-------- Data segment --------

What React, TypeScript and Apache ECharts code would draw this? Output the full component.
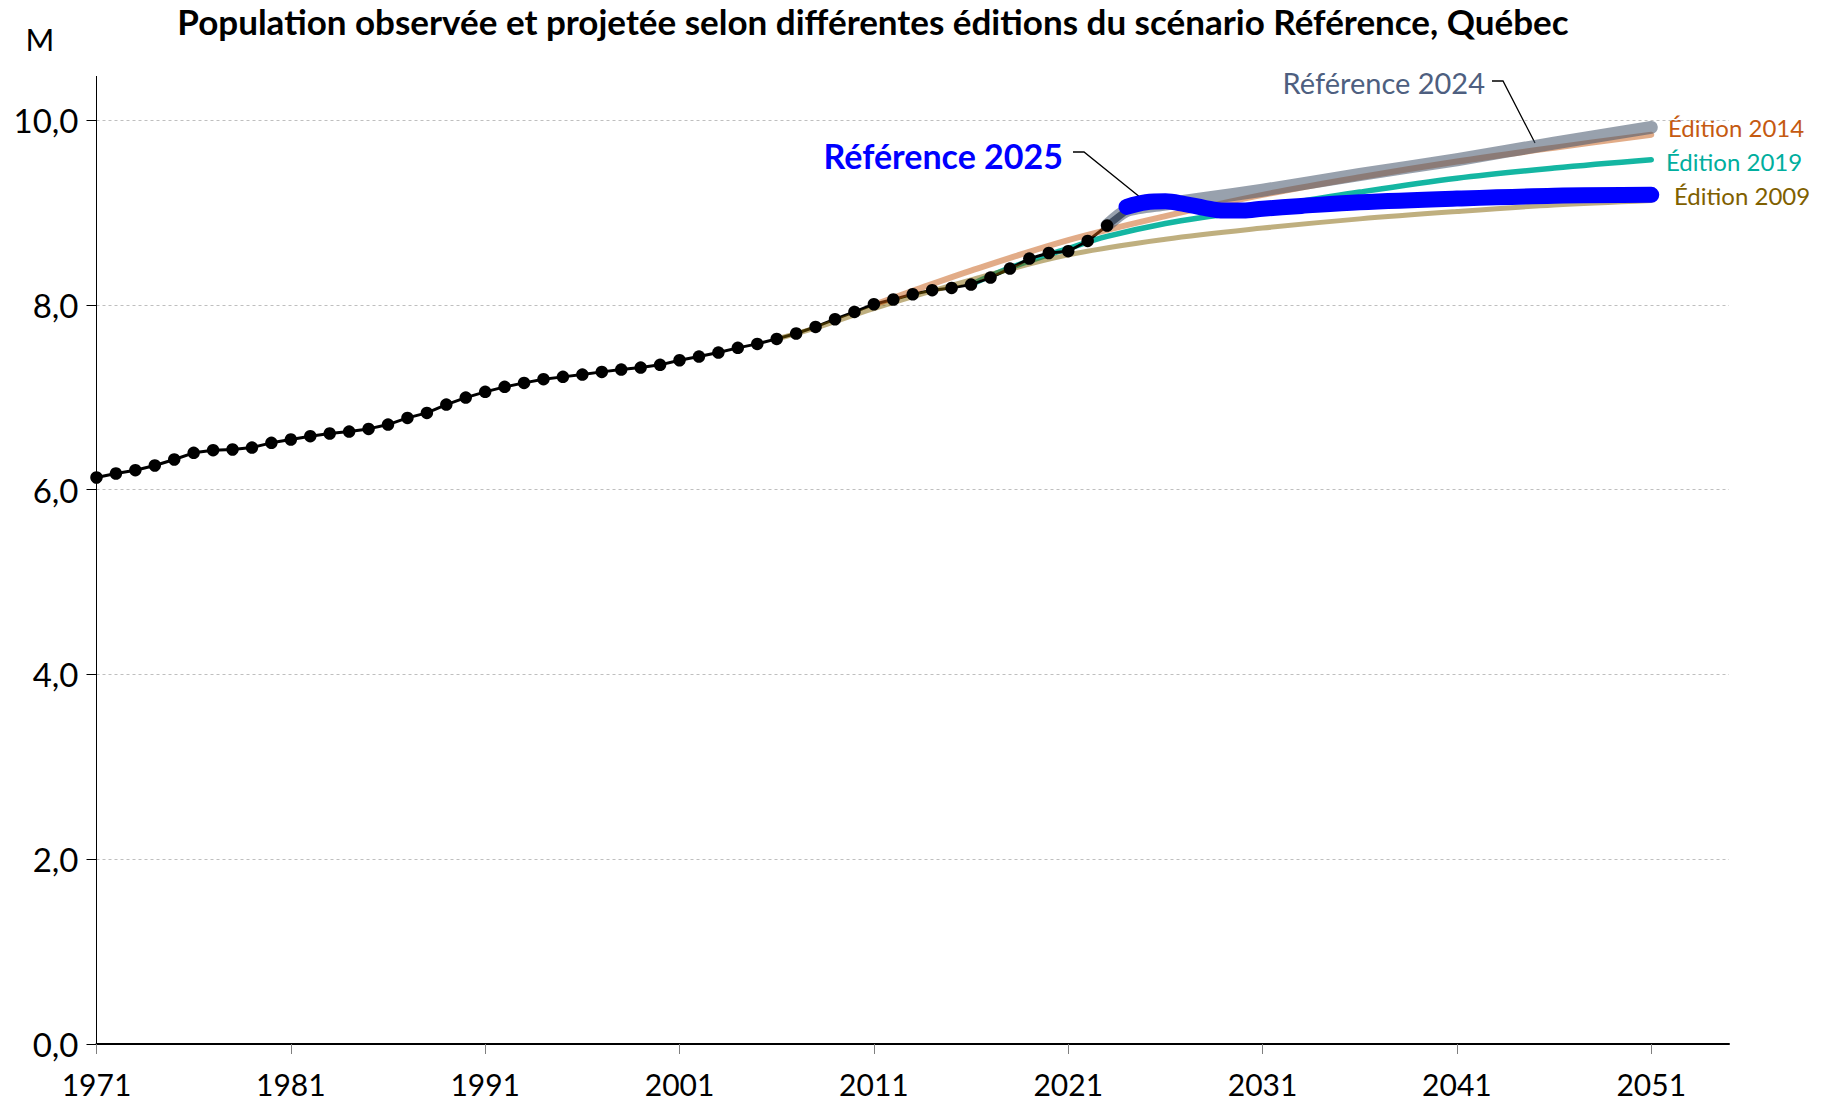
import React, { useEffect, useRef } from "react";
import * as echarts from "echarts";

// ---------- Data ----------
const firstYear = 1971;
const lastYear = 2055;
const categories: string[] = [];
for (let y = firstYear; y <= lastYear; y++) categories.push(String(y));

const yTicks = [0, 2, 4, 6, 8, 10];

const obsYears = [
  1971, 1972, 1973, 1974, 1975, 1976, 1977, 1978, 1979, 1980,
  1981, 1982, 1983, 1984, 1985, 1986, 1987, 1988, 1989, 1990,
  1991, 1992, 1993, 1994, 1995, 1996, 1997, 1998, 1999, 2000,
  2001, 2002, 2003, 2004, 2005, 2006, 2007, 2008, 2009, 2010,
  2011, 2012, 2013, 2014, 2015, 2016, 2017, 2018, 2019, 2020,
  2021, 2022, 2023,
];
const obsValues = [
  6.131, 6.174, 6.21, 6.261, 6.326, 6.398, 6.427, 6.434, 6.455, 6.506,
  6.542, 6.578, 6.607, 6.628, 6.657, 6.704, 6.776, 6.83, 6.92, 6.996,
  7.058, 7.112, 7.155, 7.195, 7.22, 7.245, 7.274, 7.299, 7.321, 7.35,
  7.4, 7.44, 7.483, 7.534, 7.577, 7.631, 7.689, 7.761, 7.844, 7.923,
  8.006, 8.057, 8.114, 8.158, 8.183, 8.219, 8.295, 8.392, 8.5, 8.561,
  8.58, 8.691, 8.857,
];

const ed2009Years = [2006, 2008, 2011, 2016, 2021, 2026, 2031, 2036, 2041, 2046, 2051];
const ed2009Values = [7.63, 7.75, 7.96, 8.27, 8.54, 8.71, 8.83, 8.93, 9.01, 9.08, 9.13];

const ed2014Years = [2011, 2013, 2016, 2021, 2026, 2031, 2036, 2041, 2046, 2051];
const ed2014Values = [8.0, 8.15, 8.37, 8.7, 8.96, 9.19, 9.38, 9.55, 9.7, 9.84];

const ed2019Years = [2016, 2018, 2021, 2023, 2026, 2029, 2031, 2036, 2041, 2046, 2051];
const ed2019Values = [8.22, 8.4, 8.61, 8.74, 8.88, 8.98, 9.05, 9.22, 9.37, 9.48, 9.57];

const ref2024Years = [2023, 2024, 2026, 2028, 2031, 2036, 2041, 2046, 2051];
const ref2024Values = [8.86, 9.02, 9.09, 9.15, 9.24, 9.41, 9.57, 9.75, 9.92];

const estYears = [2023, 2024];
const estValues = [8.857, 9.02];

const ref2025Years = [2024, 2025, 2026, 2027, 2028, 2029, 2030, 2031, 2033, 2036, 2041, 2046, 2051];
const ref2025Values = [9.06, 9.11, 9.12, 9.09, 9.05, 9.02, 9.02, 9.04, 9.07, 9.11, 9.15, 9.18, 9.19];

// ---------- Texts ----------
const TITLE = "Population observée et projetée selon différentes éditions du scénario Référence, Québec";
const UNIT = "M";
const LBL_REF2024 = "Référence 2024";
const LBL_REF2025 = "Référence 2025";
const LBL_ED2014 = "Édition 2014";
const LBL_ED2019 = "Édition 2019";
const LBL_ED2009 = "Édition 2009";

const FONT = "Lato, 'Open Sans', 'Liberation Sans', sans-serif";

const pairs = (ys: number[], vs: number[]) => ys.map((y, i) => [String(y), vs[i]]);

export default function App() {
  const ref = useRef<HTMLDivElement>(null);

  useEffect(() => {
    document.body.style.margin = "0";
    const chart = echarts.init(ref.current!, undefined, { renderer: "svg" });

    const GRID_LEFT = 96.5;
    const GRID_TOP = 120;
    const GRID_RIGHT = 94;
    const GRID_BOTTOM = 58;

    const option: any = {
      animation: false,
      backgroundColor: "#ffffff",
      textStyle: { fontFamily: FONT },
      grid: {
        left: GRID_LEFT,
        top: GRID_TOP,
        right: GRID_RIGHT,
        bottom: GRID_BOTTOM,
        containLabel: false,
      },
      xAxis: {
        type: "category",
        data: categories,
        boundaryGap: false,
        axisLine: { show: true, lineStyle: { color: "#000", width: 2 } },
        axisTick: {
          show: true,
          length: 10,
          interval: (i: number) => i % 10 === 0,
          lineStyle: { color: "#7f7f7f", width: 1 },
        },
        axisLabel: {
          interval: (i: number) => i % 10 === 0,
          fontSize: 30,
          fontFamily: FONT,
          color: "#000",
          margin: 25,
        },
        splitLine: { show: false },
      },
      yAxis: {
        type: "value",
        min: 0,
        max: 10,
        interval: 2,
        axisLine: { show: true, lineStyle: { color: "#000", width: 1 } },
        axisTick: { show: true, length: 10, lineStyle: { color: "#000", width: 1 } },
        axisLabel: {
          fontSize: 33,
          fontFamily: FONT,
          color: "#000",
          margin: 18,
          formatter: (v: number) =>
            yTicks.includes(v) ? v.toFixed(1).replace(".", ",") : "",
        },
        splitLine: {
          show: true,
          lineStyle: { color: "#BFBFBF", width: 1, type: [3, 3] },
        },
      },
      series: [
        {
          name: LBL_ED2019,
          type: "line",
          data: pairs(ed2019Years, ed2019Values),
          smooth: 0.35,
          symbol: "none",
          lineStyle: { color: "#00B09A", width: 5.5, opacity: 0.92, cap: "round" },
          silent: true,
        },
        {
          name: "Observée",
          type: "line",
          data: pairs(obsYears, obsValues),
          symbol: "circle",
          symbolSize: 12.5,
          showSymbol: true,
          showAllSymbol: true,
          itemStyle: { color: "#000" },
          lineStyle: { color: "#000", width: 3 },
          silent: true,
        },
        {
          name: LBL_ED2009,
          type: "line",
          data: pairs(ed2009Years, ed2009Values),
          smooth: 0.35,
          symbol: "none",
          lineStyle: { color: "#7F6000", width: 5, opacity: 0.5, cap: "round" },
          silent: true,
        },
        {
          name: LBL_ED2014,
          type: "line",
          data: pairs(ed2014Years, ed2014Values),
          smooth: 0.35,
          symbol: "none",
          lineStyle: { color: "#C55A11", width: 6, opacity: 0.5, cap: "round" },
          silent: true,
        },
        {
          name: LBL_REF2024,
          type: "line",
          data: pairs(ref2024Years, ref2024Values),
          smooth: 0.25,
          symbol: "none",
          lineStyle: { color: "#44546A", width: 13, opacity: 0.55, cap: "round", join: "round" },
          silent: true,
        },
        {
          name: "Estimation",
          type: "line",
          data: pairs(estYears, estValues),
          symbol: "circle",
          symbolSize: 13,
          itemStyle: { color: "#2F3B4F" },
          lineStyle: { color: "#3A475C", width: 7, opacity: 0.9, cap: "round" },
          silent: true,
        },
        {
          name: LBL_REF2025,
          type: "line",
          data: pairs(ref2025Years, ref2025Values),
          smooth: 0.35,
          symbol: "none",
          lineStyle: { color: "#0000FF", width: 16, cap: "round", join: "round" },
          silent: true,
        },
      ],
      graphic: [
        {
          type: "text",
          x: 873,
          y: 21,
          style: {
            text: TITLE,
            fontSize: 35,
            fontWeight: "bold",
            fontFamily: FONT,
            fill: "#000",
            align: "center",
            verticalAlign: "middle",
          },
        },
        {
          type: "text",
          x: 40,
          y: 39,
          style: {
            text: UNIT,
            fontSize: 31,
            fontFamily: FONT,
            fill: "#000",
            align: "center",
            verticalAlign: "middle",
          },
        },
        {
          type: "line",
          shape: { x1: GRID_LEFT, y1: 76, x2: GRID_LEFT, y2: GRID_TOP },
          style: { stroke: "#000", lineWidth: 1 },
        },
        {
          type: "text",
          x: 1485,
          y: 82,
          style: {
            text: LBL_REF2024,
            fontSize: 29,
            fontFamily: FONT,
            fill: "#4E5F80",
            align: "right",
            verticalAlign: "middle",
          },
        },
        {
          type: "polyline",
          shape: { points: [[1492, 81], [1503, 81], [1535, 143]] },
          style: { stroke: "#000", lineWidth: 1.3, fill: null },
        },
        {
          type: "text",
          x: 1063,
          y: 155,
          style: {
            text: LBL_REF2025,
            fontSize: 34,
            fontWeight: "bold",
            fontFamily: FONT,
            fill: "#0000FF",
            align: "right",
            verticalAlign: "middle",
          },
        },
        {
          type: "polyline",
          shape: { points: [[1073, 152], [1084, 152], [1146, 202]] },
          style: { stroke: "#000", lineWidth: 1.3, fill: null },
        },
        {
          type: "text",
          x: 1668,
          y: 127,
          style: {
            text: LBL_ED2014,
            fontSize: 24,
            fontFamily: FONT,
            fill: "#C55A11",
            align: "left",
            verticalAlign: "middle",
          },
        },
        {
          type: "text",
          x: 1666,
          y: 161,
          style: {
            text: LBL_ED2019,
            fontSize: 24,
            fontFamily: FONT,
            fill: "#00AE9E",
            align: "left",
            verticalAlign: "middle",
          },
        },
        {
          type: "text",
          x: 1674,
          y: 195,
          style: {
            text: LBL_ED2009,
            fontSize: 24,
            fontFamily: FONT,
            fill: "#7F6000",
            align: "left",
            verticalAlign: "middle",
          },
        },
      ],
    };

    chart.setOption(option);
    return () => chart.dispose();
  }, []);

  return (
    <div
      ref={ref}
      style={{ position: "absolute", left: 0, top: 0, width: 1823, height: 1102 }}
    />
  );
}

--------

Set down again, exactly, the lines of the material above from its first line to the one with "const estValues = [8.857, 9.02];", inclusive. Leave the pictures out.

[Answer to this problem]:
What React, TypeScript and Apache ECharts code would draw this? Output the full component.
import React, { useEffect, useRef } from "react";
import * as echarts from "echarts";

// ---------- Data ----------
const firstYear = 1971;
const lastYear = 2055;
const categories: string[] = [];
for (let y = firstYear; y <= lastYear; y++) categories.push(String(y));

const yTicks = [0, 2, 4, 6, 8, 10];

const obsYears = [
  1971, 1972, 1973, 1974, 1975, 1976, 1977, 1978, 1979, 1980,
  1981, 1982, 1983, 1984, 1985, 1986, 1987, 1988, 1989, 1990,
  1991, 1992, 1993, 1994, 1995, 1996, 1997, 1998, 1999, 2000,
  2001, 2002, 2003, 2004, 2005, 2006, 2007, 2008, 2009, 2010,
  2011, 2012, 2013, 2014, 2015, 2016, 2017, 2018, 2019, 2020,
  2021, 2022, 2023,
];
const obsValues = [
  6.131, 6.174, 6.21, 6.261, 6.326, 6.398, 6.427, 6.434, 6.455, 6.506,
  6.542, 6.578, 6.607, 6.628, 6.657, 6.704, 6.776, 6.83, 6.92, 6.996,
  7.058, 7.112, 7.155, 7.195, 7.22, 7.245, 7.274, 7.299, 7.321, 7.35,
  7.4, 7.44, 7.483, 7.534, 7.577, 7.631, 7.689, 7.761, 7.844, 7.923,
  8.006, 8.057, 8.114, 8.158, 8.183, 8.219, 8.295, 8.392, 8.5, 8.561,
  8.58, 8.691, 8.857,
];

const ed2009Years = [2006, 2008, 2011, 2016, 2021, 2026, 2031, 2036, 2041, 2046, 2051];
const ed2009Values = [7.63, 7.75, 7.96, 8.27, 8.54, 8.71, 8.83, 8.93, 9.01, 9.08, 9.13];

const ed2014Years = [2011, 2013, 2016, 2021, 2026, 2031, 2036, 2041, 2046, 2051];
const ed2014Values = [8.0, 8.15, 8.37, 8.7, 8.96, 9.19, 9.38, 9.55, 9.7, 9.84];

const ed2019Years = [2016, 2018, 2021, 2023, 2026, 2029, 2031, 2036, 2041, 2046, 2051];
const ed2019Values = [8.22, 8.4, 8.61, 8.74, 8.88, 8.98, 9.05, 9.22, 9.37, 9.48, 9.57];

const ref2024Years = [2023, 2024, 2026, 2028, 2031, 2036, 2041, 2046, 2051];
const ref2024Values = [8.86, 9.02, 9.09, 9.15, 9.24, 9.41, 9.57, 9.75, 9.92];

const estYears = [2023, 2024];
const estValues = [8.857, 9.02];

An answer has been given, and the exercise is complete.